++++ DATA SHOWN ++++

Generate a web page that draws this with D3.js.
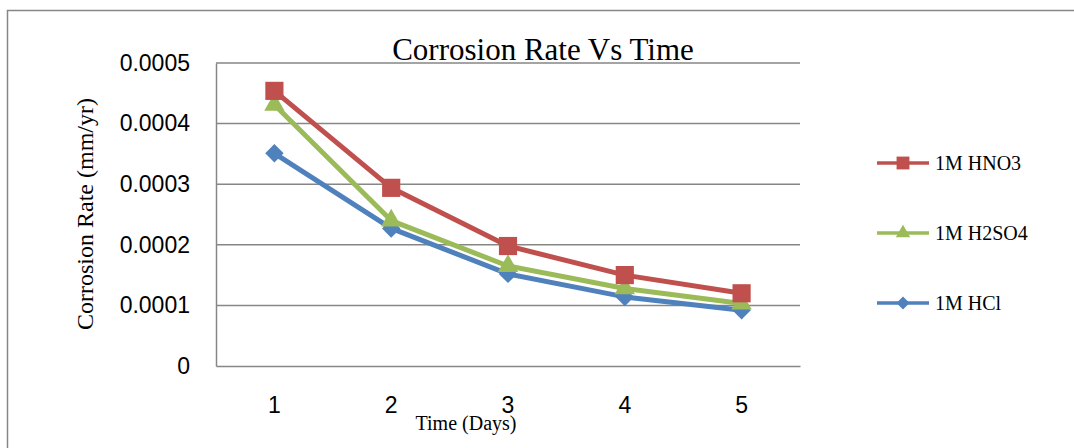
<!DOCTYPE html>
<html>
<head>
<meta charset="utf-8">
<script src="https://cdn.jsdelivr.net/npm/d3@7"></script>
<style>
  body { margin: 0; background: #fff; }
  svg { display: block; }
</style>
</head>
<body>
<div id="chart"></div>
<script>
// chart data
const days = ["1", "2", "3", "4", "5"];
const hno3 = [0.000454, 0.000294, 0.000198, 0.000150, 0.000120];
const h2so4 = [0.000431, 0.000240, 0.000165, 0.000128, 0.000103];
const hcl = [0.000351, 0.000227, 0.000152, 0.000114, 0.000092];
const yTicks = [0, 0.0001, 0.0002, 0.0003, 0.0004, 0.0005];
const seriesNames = ["1M HNO3", "1M H2SO4", "1M HCl"];

const W = 1074, H = 448;
const margin = { top: 63, left: 216, right: 274, bottom: 82 };
const width = W - margin.left - margin.right,
    height = H - margin.top - margin.bottom;

const grey = "#868686";
const serif = "'Liberation Serif', 'Times New Roman', serif";
const sans = "'Liberation Sans', Arial, sans-serif";

// diamond = square turned 45 degrees
const series = [
    { name: seriesNames[0], values: hno3, color: "#C0504D", shape: d3.symbolSquare, size: 330, rot: 0 },
    { name: seriesNames[1], values: h2so4, color: "#9BBB59", shape: d3.symbolTriangle, size: 180, rot: 0 },
    { name: seriesNames[2], values: hcl, color: "#4F81BD", shape: d3.symbolSquare, size: 170, rot: 45 }
];

const svg = d3.select("#chart").append("svg")
    .attr("width", W)
    .attr("height", H);

// outer chart border (right and bottom are off-canvas in the reference)
svg.append("rect")
    .attr("x", 7.5).attr("y", 10.5)
    .attr("width", W + 20).attr("height", H + 20)
    .attr("fill", "none")
    .attr("stroke", grey)
    .attr("stroke-width", 1.5);

const x = d3.scaleBand().domain(days).range([0, width]);
const y = d3.scaleLinear().domain([0, 0.0005]).range([height, 0]);

const g = svg.append("g")
    .attr("transform", "translate(" + margin.left + "," + margin.top + ")");

// gridlines
g.selectAll(".grid")
    .data(yTicks.slice(1))
    .enter().append("line")
    .attr("class", "grid")
    .attr("x1", 0).attr("x2", width)
    .attr("y1", d => y(d)).attr("y2", d => y(d))
    .attr("stroke", grey)
    .attr("stroke-width", 1.5);

// y axis
const yAxis = g.append("g")
    .call(d3.axisLeft(y).tickValues(yTicks).tickSize(0).tickPadding(26)
        .tickFormat(d => d === 0 ? "0" : d3.format(".4f")(d)));
yAxis.select(".domain").attr("stroke", grey).attr("stroke-width", 1.5);
yAxis.selectAll("text")
    .attr("font-family", sans)
    .attr("font-size", "23px")
    .attr("fill", "#000");

// x axis
const xAxis = g.append("g")
    .attr("transform", "translate(0," + height + ")")
    .call(d3.axisBottom(x).tickSize(0).tickPadding(31));
xAxis.select(".domain").attr("stroke", grey).attr("stroke-width", 1.5);
xAxis.selectAll("text")
    .attr("font-family", sans)
    .attr("font-size", "23px")
    .attr("fill", "#000");

// title
svg.append("text")
    .attr("x", 543)
    .attr("y", 60)
    .attr("text-anchor", "middle")
    .attr("font-family", serif)
    .attr("font-size", "31px")
    .text("Corrosion Rate Vs Time");

// axis titles
svg.append("text")
    .attr("transform", "translate(93,214) rotate(-90)")
    .attr("text-anchor", "middle")
    .attr("font-family", serif)
    .attr("font-size", "24px")
    .text("Corrosion Rate (mm/yr)");

svg.append("text")
    .attr("x", 466)
    .attr("y", 430)
    .attr("text-anchor", "middle")
    .attr("font-family", serif)
    .attr("font-size", "20px")
    .text("Time (Days)");

// lines and markers (draw HCl first so HNO3 sits on top like the reference)
const line = d3.line()
    .x((d, i) => x(days[i]) + x.bandwidth() / 2)
    .y(d => y(d));

series.slice().reverse().forEach(s => {
    g.append("path")
        .datum(s.values)
        .attr("fill", "none")
        .attr("stroke", s.color)
        .attr("stroke-width", 5)
        .attr("stroke-linejoin", "round")
        .attr("d", line);
});
series.slice().reverse().forEach(s => {
    g.selectAll(null)
        .data(s.values)
        .enter().append("path")
        .attr("transform", (d, i) => "translate(" + (x(days[i]) + x.bandwidth() / 2) + "," + y(d) + ") rotate(" + s.rot + ")")
        .attr("d", d3.symbol().type(s.shape).size(s.size))
        .attr("fill", s.color);
});

// legend
const legend = svg.append("g").attr("transform", "translate(877,163)");
const item = legend.selectAll(".item")
    .data(series)
    .enter().append("g")
    .attr("class", "item")
    .attr("transform", (d, i) => "translate(0," + i * 70 + ")");
item.append("line")
    .attr("x1", 0).attr("x2", 52)
    .attr("stroke", d => d.color)
    .attr("stroke-width", 3.5);
item.append("path")
    .attr("transform", d => "translate(26,0) rotate(" + d.rot + ")")
    .attr("d", d => d3.symbol().type(d.shape).size(d.size * 0.5)())
    .attr("fill", d => d.color);
item.append("text")
    .attr("x", 58)
    .attr("y", 7)
    .attr("font-family", serif)
    .attr("font-size", "20px")
    .text(d => d.name);
</script>
</body>
</html>
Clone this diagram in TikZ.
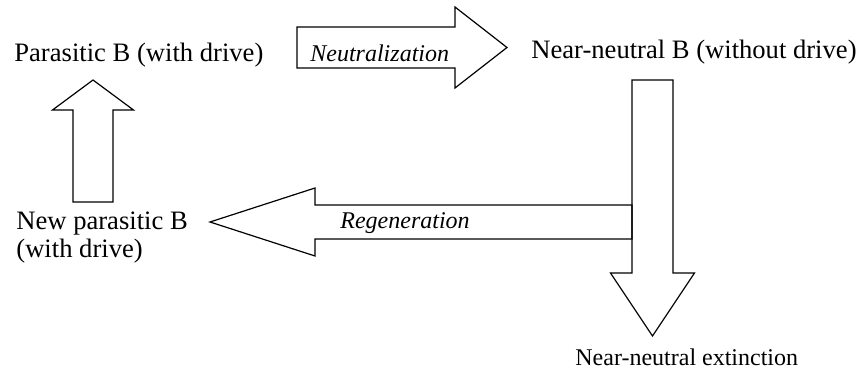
\documentclass[tikz,border=0pt]{standalone}
\usepackage{fontspec}
\setmainfont{Liberation Serif}
\usetikzlibrary{calc}
\tikzset{blockarrow/.style={draw,line width=.6pt,line join=miter},
 statetext/.style={inner sep=0pt,anchor=base west,align=left,font=\fontsize{13.3}{14}\selectfont},
 flowtext/.style={inner sep=0pt,anchor=base west,font=\fontsize{12}{14}\selectfont\itshape}}
\newcommand{\blockarrow}[5]{%
 \coordinate (hb) at ($(#2)!#5!(#1)$);
 \draw[blockarrow] ($(#1)!#3!90:(#2)$) -- ($(hb)!#3!-90:(#1)$) -- ($(hb)!#4!-90:(#1)$) -- (#2)
  -- ($(hb)!#4!90:(#1)$) -- ($(hb)!#3!90:(#1)$) -- ($(#1)!#3!-90:(#2)$) -- cycle;}

\begin{document}
\begin{tikzpicture}[x=.5pt,y=-.5pt]
\useasboundingbox (0,0) rectangle (859,374);
\node[statetext] (parasitic) at (14,62) {Parasitic B (with drive)};
\node[statetext] (nearneutral) at (531,59) {Near-neutral B (without drive)};
\node[statetext] (newparasitic) at (16,258) {New parasitic B\\(with drive)};
\node[statetext,font=\fontsize{12}{14}\selectfont] (extinction) at (575,366) {Near-neutral extinction};
\coordinate (upfrom) at (93,202);
\coordinate (upto) at (93,80);
\coordinate (neutfrom) at (297,47.5);
\coordinate (neutto) at (507,47.5);
\coordinate (downfrom) at (652.5,80);
\coordinate (downto) at (652.5,336);
\coordinate (regenfrom) at (632,222);
\coordinate (regento) at (210,222);
\blockarrow{upfrom}{upto}{10pt}{20.25pt}{15pt}
\blockarrow{neutfrom}{neutto}{10.25pt}{20.25pt}{26pt}
\blockarrow{regenfrom}{regento}{8.5pt}{17pt}{52.5pt}
\blockarrow{downfrom}{downto}{10.25pt}{21pt}{31.5pt}
\node[flowtext] (neutlabel) at (310,62) {Neutralization};
\node[flowtext] (regenlabel) at (340,229) {Regeneration};
\end{tikzpicture}
\end{document}
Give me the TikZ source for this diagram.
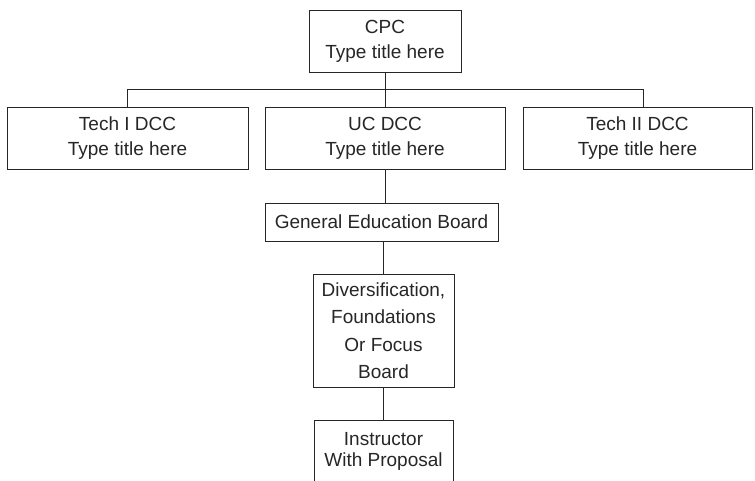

++++

» EXERCISE PROMPT
Quote the records above exactly, leaving out any pictures.

» SOLUTION FOR THIS TASK
Generate a web page that draws this with D3.js.
<!DOCTYPE html>
<html>
<head>
<meta charset="utf-8">
<script src="https://cdn.jsdelivr.net/npm/d3@7"></script>
<style>
  body { margin: 0; background: #fff; }
  svg { display: block; }
</style>
</head>
<body>
<div id="chart"></div>
<script>
// chart data
const days = ["1", "2", "3", "4", "5"];
const hno3 = [0.000454, 0.000294, 0.000198, 0.000150, 0.000120];
const h2so4 = [0.000431, 0.000240, 0.000165, 0.000128, 0.000103];
const hcl = [0.000351, 0.000227, 0.000152, 0.000114, 0.000092];
const yTicks = [0, 0.0001, 0.0002, 0.0003, 0.0004, 0.0005];
const seriesNames = ["1M HNO3", "1M H2SO4", "1M HCl"];

const W = 1074, H = 448;
const margin = { top: 63, left: 216, right: 274, bottom: 82 };
const width = W - margin.left - margin.right,
    height = H - margin.top - margin.bottom;

const grey = "#868686";
const serif = "'Liberation Serif', 'Times New Roman', serif";
const sans = "'Liberation Sans', Arial, sans-serif";

// diamond = square turned 45 degrees
const series = [
    { name: seriesNames[0], values: hno3, color: "#C0504D", shape: d3.symbolSquare, size: 330, rot: 0 },
    { name: seriesNames[1], values: h2so4, color: "#9BBB59", shape: d3.symbolTriangle, size: 180, rot: 0 },
    { name: seriesNames[2], values: hcl, color: "#4F81BD", shape: d3.symbolSquare, size: 170, rot: 45 }
];

const svg = d3.select("#chart").append("svg")
    .attr("width", W)
    .attr("height", H);

// outer chart border (right and bottom are off-canvas in the reference)
svg.append("rect")
    .attr("x", 7.5).attr("y", 10.5)
    .attr("width", W + 20).attr("height", H + 20)
    .attr("fill", "none")
    .attr("stroke", grey)
    .attr("stroke-width", 1.5);

const x = d3.scaleBand().domain(days).range([0, width]);
const y = d3.scaleLinear().domain([0, 0.0005]).range([height, 0]);

const g = svg.append("g")
    .attr("transform", "translate(" + margin.left + "," + margin.top + ")");

// gridlines
g.selectAll(".grid")
    .data(yTicks.slice(1))
    .enter().append("line")
    .attr("class", "grid")
    .attr("x1", 0).attr("x2", width)
    .attr("y1", d => y(d)).attr("y2", d => y(d))
    .attr("stroke", grey)
    .attr("stroke-width", 1.5);

// y axis
const yAxis = g.append("g")
    .call(d3.axisLeft(y).tickValues(yTicks).tickSize(0).tickPadding(26)
        .tickFormat(d => d === 0 ? "0" : d3.format(".4f")(d)));
yAxis.select(".domain").attr("stroke", grey).attr("stroke-width", 1.5);
yAxis.selectAll("text")
    .attr("font-family", sans)
    .attr("font-size", "23px")
    .attr("fill", "#000");

// x axis
const xAxis = g.append("g")
    .attr("transform", "translate(0," + height + ")")
    .call(d3.axisBottom(x).tickSize(0).tickPadding(31));
xAxis.select(".domain").attr("stroke", grey).attr("stroke-width", 1.5);
xAxis.selectAll("text")
    .attr("font-family", sans)
    .attr("font-size", "23px")
    .attr("fill", "#000");

// title
svg.append("text")
    .attr("x", 543)
    .attr("y", 60)
    .attr("text-anchor", "middle")
    .attr("font-family", serif)
    .attr("font-size", "31px")
    .text("Corrosion Rate Vs Time");

// axis titles
svg.append("text")
    .attr("transform", "translate(93,214) rotate(-90)")
    .attr("text-anchor", "middle")
    .attr("font-family", serif)
    .attr("font-size", "24px")
    .text("Corrosion Rate (mm/yr)");

svg.append("text")
    .attr("x", 466)
    .attr("y", 430)
    .attr("text-anchor", "middle")
    .attr("font-family", serif)
    .attr("font-size", "20px")
    .text("Time (Days)");

// lines and markers (draw HCl first so HNO3 sits on top like the reference)
const line = d3.line()
    .x((d, i) => x(days[i]) + x.bandwidth() / 2)
    .y(d => y(d));

series.slice().reverse().forEach(s => {
    g.append("path")
        .datum(s.values)
        .attr("fill", "none")
        .attr("stroke", s.color)
        .attr("stroke-width", 5)
        .attr("stroke-linejoin", "round")
        .attr("d", line);
});
series.slice().reverse().forEach(s => {
    g.selectAll(null)
        .data(s.values)
        .enter().append("path")
        .attr("transform", (d, i) => "translate(" + (x(days[i]) + x.bandwidth() / 2) + "," + y(d) + ") rotate(" + s.rot + ")")
        .attr("d", d3.symbol().type(s.shape).size(s.size))
        .attr("fill", s.color);
});

// legend
const legend = svg.append("g").attr("transform", "translate(877,163)");
const item = legend.selectAll(".item")
    .data(series)
    .enter().append("g")
    .attr("class", "item")
    .attr("transform", (d, i) => "translate(0," + i * 70 + ")");
item.append("line")
    .attr("x1", 0).attr("x2", 52)
    .attr("stroke", d => d.color)
    .attr("stroke-width", 3.5);
item.append("path")
    .attr("transform", d => "translate(26,0) rotate(" + d.rot + ")")
    .attr("d", d => d3.symbol().type(d.shape).size(d.size * 0.5)())
    .attr("fill", d => d.color);
item.append("text")
    .attr("x", 58)
    .attr("y", 7)
    .attr("font-family", serif)
    .attr("font-size", "20px")
    .text(d => d.name);
</script>
</body>
</html>
Clone this diagram in TikZ.
\documentclass[tikz,border=0pt]{standalone}
\usepackage{fontspec}
\setmainfont{Liberation Serif}
\usetikzlibrary{calc}
\tikzset{blockarrow/.style={draw,line width=.6pt,line join=miter},
 statetext/.style={inner sep=0pt,anchor=base west,align=left,font=\fontsize{13.3}{14}\selectfont},
 flowtext/.style={inner sep=0pt,anchor=base west,font=\fontsize{12}{14}\selectfont\itshape}}
\newcommand{\blockarrow}[5]{%
 \coordinate (hb) at ($(#2)!#5!(#1)$);
 \draw[blockarrow] ($(#1)!#3!90:(#2)$) -- ($(hb)!#3!-90:(#1)$) -- ($(hb)!#4!-90:(#1)$) -- (#2)
  -- ($(hb)!#4!90:(#1)$) -- ($(hb)!#3!90:(#1)$) -- ($(#1)!#3!-90:(#2)$) -- cycle;}

\begin{document}
\begin{tikzpicture}[x=.5pt,y=-.5pt]
\useasboundingbox (0,0) rectangle (859,374);
\node[statetext] (parasitic) at (14,62) {Parasitic B (with drive)};
\node[statetext] (nearneutral) at (531,59) {Near-neutral B (without drive)};
\node[statetext] (newparasitic) at (16,258) {New parasitic B\\(with drive)};
\node[statetext,font=\fontsize{12}{14}\selectfont] (extinction) at (575,366) {Near-neutral extinction};
\coordinate (upfrom) at (93,202);
\coordinate (upto) at (93,80);
\coordinate (neutfrom) at (297,47.5);
\coordinate (neutto) at (507,47.5);
\coordinate (downfrom) at (652.5,80);
\coordinate (downto) at (652.5,336);
\coordinate (regenfrom) at (632,222);
\coordinate (regento) at (210,222);
\blockarrow{upfrom}{upto}{10pt}{20.25pt}{15pt}
\blockarrow{neutfrom}{neutto}{10.25pt}{20.25pt}{26pt}
\blockarrow{regenfrom}{regento}{8.5pt}{17pt}{52.5pt}
\blockarrow{downfrom}{downto}{10.25pt}{21pt}{31.5pt}
\node[flowtext] (neutlabel) at (310,62) {Neutralization};
\node[flowtext] (regenlabel) at (340,229) {Regeneration};
\end{tikzpicture}
\end{document}
Give me the TikZ source for this diagram.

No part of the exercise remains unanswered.